Saturday, May 10, 2008

Economics of the Global Food Trade

Following on from the Krugman posts on lumpy trade the efficiency of the global transport network is again in the headlines. This time related to food transportation and how the current network leads to some perverse stories of product shipments.

We are used to factor price differentials driving the relocation of manufacturing but the link to food production is rarely considered.

The New York Times had a look at this:

Environmental Cost of Shipping Groceries Around the World [New York Times]

Cod caught off Norway is shipped to China to be turned into filets, then shipped back to Norway for sale. Argentine lemons fill supermarket shelves on the Citrus Coast of Spain, as local lemons rot on the ground. Half of Europe’s peas are grown and packaged in Kenya.

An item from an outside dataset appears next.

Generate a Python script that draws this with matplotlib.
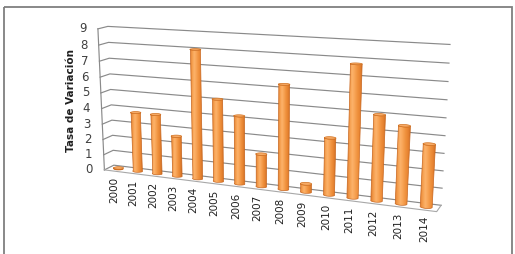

Increasingly efficient global transport networks make it practical to bring food before it spoils from distant places where labor costs are lower. And the penetration of mega-markets in nations from China to Mexico with supply and distribution chains that gird the globe — like Wal-Mart, Carrefour and Tesco — has accelerated the trend.

The cost of this labour cost saving is the externalities associated with this increased traffic.

But the movable feast comes at a cost: pollution — especially carbon dioxide, the main global warming gas — from transporting the food.

Under longstanding trade agreements, fuel for international freight carried by sea and air is not taxed. Now, many economists, environmental advocates and politicians say it is time to make shippers and shoppers pay for the pollution, through taxes or other measures.

Why Dr Watkiss focused on waffles is not clear but waffles do have a comedy element to them so perhaps that is why.

“We’re shifting goods around the world in a way that looks really bizarre,” said Paul Watkiss, an Oxford University economist who wrote a recent European Union report on food imports.

He noted that Britain, for example, imports — and exports — 15,000 tons of waffles a year, and similarly exchanges 20 tons of bottled water with Australia. More important, Mr. Watkiss said, “we are not paying the environmental cost of all that travel.”

The UK figures are somewhat surprising.

Britain, with its short growing season and powerful supermarket chains, imports 95 percent of its fruit and more than half of its vegetables. Food accounts for 25 percent of truck shipments in Britain, according to the British environmental agency, DEFRA.

I suspect that we will see further EU regulation in this area. Even a polluter pays tax will not change the economics - it will still be cheaper to ship the fish from Norway to China and back again.